- Born: John Pennant Roberts 15 December 1940 Weston-super-Mare, Somerset, England
- Died: 22 June 2010 (aged 69) Cardiff, Wales
- Education: University of Bristol
- Occupations: Television director and producer
- Years active: 1962–2010
- Spouse: Betsan Roberts

= Pennant Roberts =

British director and producer (1940–2010)

John Pennant Roberts (15 December 1940 - 22 June 2010) was a British director and producer known for his work in British television drama.

==Early life==

Roberts was born at Weston-super-Mare in Somerset to Welsh parents. He went to school in Bristol and read physics at the University of Bristol.

==Career==

Beginning his television career as a floor manager with BBC Wales, he later directed BBC television drama programmes including Softly, Softly, Doomwatch, The Onedin Line, Sutherland's Law, Survivors, Angels, Blake's 7, Doctor Who, Juliet Bravo, Tenko and Howards' Way.
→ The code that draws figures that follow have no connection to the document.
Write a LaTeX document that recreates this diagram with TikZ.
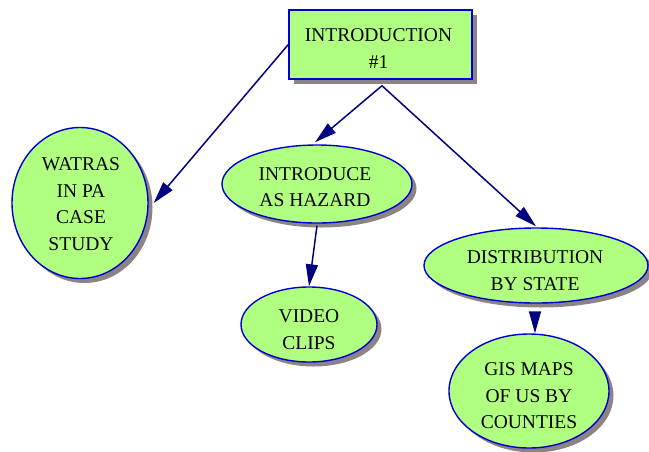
\documentclass[tikz,border=0pt]{standalone}
\usepackage{fontspec}
\setmainfont{Liberation Serif}
\usetikzlibrary{shapes.geometric,shadows,arrows.meta}

\definecolor{leafgreen}{HTML}{B0FF80}
\definecolor{rimblue}{HTML}{0000D0}
\definecolor{navyline}{HTML}{000080}
\definecolor{shadowgray}{HTML}{8C8484}

\tikzset{
  topic/.style={fill=leafgreen, draw=rimblue, line width=1.4pt,
    general shadow={fill=shadowgray, shadow xshift=4.5pt, shadow yshift=-4.5pt},
    inner sep=0pt},
  words/.style={align=center, inner sep=0pt,
    font=\fontsize{19.5}{26.5}\selectfont},
  titlebox/.style={topic, rectangle, minimum width=183pt, minimum height=69pt},
  bubble/.style={topic, ellipse},
  link/.style={draw=navyline, line width=1.5pt,
    -{Triangle[length=22pt,width=12pt]}}
}

\begin{document}
\begin{tikzpicture}[x=1pt,y=-1pt]
  \useasboundingbox (0,0) rectangle (649,451);

  % title box
  \node[titlebox, label={[words, xshift=-2pt, yshift=-4pt]center:INTRODUCTION\\ \#1}]
    (intro) at (380.5,44.5) {};

  % topic bubbles
  \node[bubble, minimum width=136pt, minimum height=151pt,
    label={[words, xshift=1pt, yshift=-1pt]center:WATRAS\\IN PA\\CASE\\STUDY}]
    (watras) at (80,203) {};
  \node[bubble, minimum width=190pt, minimum height=78pt,
    label={[words, xshift=-2pt, yshift=-3pt]center:INTRODUCE\\AS HAZARD}]
    (hazard) at (317,184) {};
  \node[bubble, minimum width=136pt, minimum height=75pt,
    label={[words, yshift=-5pt]center:VIDEO\\CLIPS}]
    (video) at (309,324.5) {};
  \node[bubble, minimum width=224pt, minimum height=75pt,
    label={[words, xshift=-1pt, yshift=-5pt]center:DISTRIBUTION\\BY STATE}]
    (dist) at (536,265.5) {};
  \node[bubble, minimum width=160pt, minimum height=114pt,
    label={[words, yshift=-5pt]center:GIS MAPS\\OF US BY\\COUNTIES}]
    (gis) at (529,391) {};

  % connectors
  \draw[link] (intro.west) -- ([xshift=5pt]watras.east);
  \draw[link] ([xshift=1.5pt,yshift=-6pt]intro.south) -- ([xshift=-2pt,yshift=2pt]hazard.north);
  \draw[link] ([xshift=1.5pt,yshift=-6pt]intro.south) -- ([yshift=1pt]dist.north);
  \draw[link] ([yshift=-2pt]hazard.south) -- (video.north);
  \draw[link] ([xshift=-1pt,yshift=-8pt]dist.south) -- ([xshift=6pt]gis.north);
\end{tikzpicture}
\end{document}
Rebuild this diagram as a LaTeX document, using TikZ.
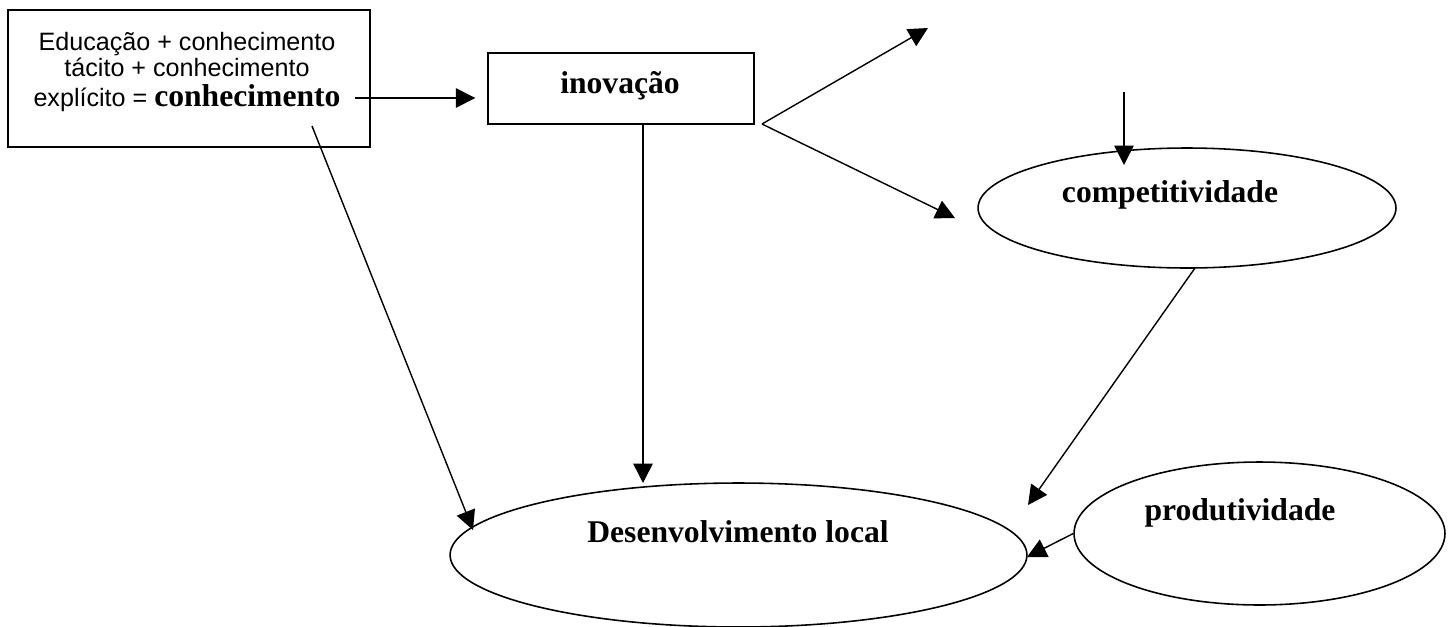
\documentclass[tikz,border=0pt]{standalone}
\usepackage{fontspec}
\setmainfont{Liberation Serif}
\newfontfamily\arialfont{Liberation Sans}
\usepackage{tikz}
\usetikzlibrary{shapes.geometric,arrows.meta,positioning}
\tikzset{caixa/.style={rectangle,draw,line width=0.9pt,inner sep=0pt},
         elip/.style={ellipse,draw,line width=0.9pt,inner sep=0pt},
         rotulo/.style={font=\fontsize{18}{20}\selectfont\bfseries,inner sep=0pt,anchor=base},
         seta/.style={-{Triangle[length=11pt,width=11pt]},line width=0.8pt}}

\begin{document}
\begin{tikzpicture}[x=0.02cm,y=-0.02cm]
        \useasboundingbox (0,0) rectangle (1453,626);
        % caixas e elipses
        \node[caixa,minimum width=7.24cm,minimum height=2.74cm] (conh) at (189,78.5) {};
        \node[caixa,minimum width=5.32cm,minimum height=1.42cm] (inov) at (621,88.5) {};
        \node[elip,minimum width=8.36cm,minimum height=2.4cm] (comp) at (1187,208) {};
        \node[elip,minimum width=7.42cm,minimum height=2.86cm] (prod) at (1259.5,533.5) {};
        \node[elip,minimum width=11.54cm,minimum height=2.88cm] (desl) at (738.5,555) {};

        % textos
        \node[inner sep=0pt,anchor=north,align=center,font=\arialfont\fontsize{14.3}{14.9}\selectfont] (tconh) at (187,32)
            {Educação + conhecimento\\ tácito + conhecimento\\[2pt] explícito = {\rmfamily\bfseries\fontsize{18}{20}\selectfont conhecimento}};
        \node[rotulo] (tinov) at (620,93) {inovação};
        \node[rotulo] (tcomp) at (1170,202) {competitividade};
        \node[rotulo] (tprod) at (1240,520) {produtividade};
        \node[rotulo] (tdesl) at (738,542) {Desenvolvimento local};

        % pontos das setas
        \coordinate (c1) at (355,98);
        \coordinate (c2) at (312,126);
        \coordinate (i1) at (643,124);
        \coordinate (f0) at (762,124);
        \coordinate (f1) at (928,28);
        \coordinate (f2) at (955,218);
        \coordinate (v0) at (1124,92);
        \coordinate (v1) at (1124,165);
        \coordinate (k1) at (1195,268);
        \coordinate (d1) at (473,530);
        \coordinate (d2) at (643,483);
        \coordinate (d3) at (1028,505);
        \coordinate (d4) at (1027,557);

        % conectores
        \draw [seta,shorten >=6.8pt] (c1) to (c1 -| inov.west);
        \draw [seta] (c2) to (d1);
        \draw [seta] (i1) to (d2);
        \draw [seta] (f0) to (f1);
        \draw [seta] (f0) to (f2);
        \draw [seta] (v0) to (v1);
        \draw [seta] (k1) to (d3);
        \draw [seta] (prod.west) to (d4);
\end{tikzpicture}
\end{document}
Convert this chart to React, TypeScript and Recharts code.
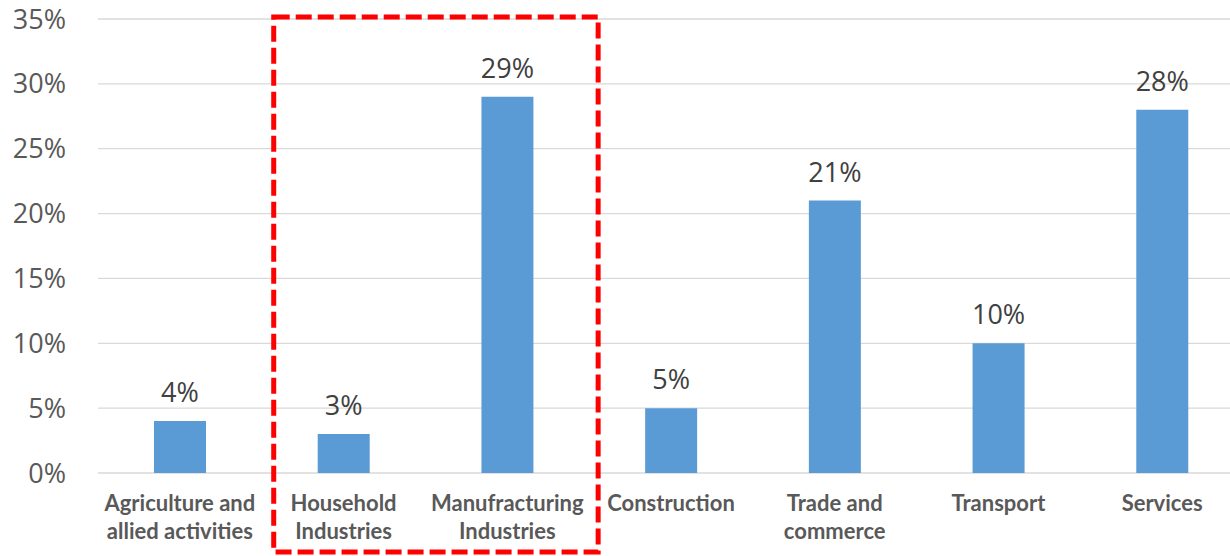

Regarding Roberts' contribution to Doctor Who, for which he directed five televised serials between 1977 and 1985 (starring Tom Baker, Peter Davison and Colin Baker), as well as another, Shada, which wasn't originally completed, Patrick Mulkern of Radio Times wrote, "Pennant Roberts wasn’t one of Whos most dynamic directors, but he was shrewd at casting. He'd assign more roles to women than sci-fi scripts usually demanded and give many young actors a break." He was also responsible for the casting of Louise Jameson as the companion Leela, having previously interviewed her for a role on Survivors.

A fluent speaker of Welsh, he was also active in the Welsh television industry and moved to Cardiff in 1994.

Roberts was active within the Directors' and Producers' Rights Society and chair of the body for many years. Following his death, fellow director Piers Haggard described him as "a warm and committed man" who "served his fellow film and TV directors for more than 30 years with enormous dedication."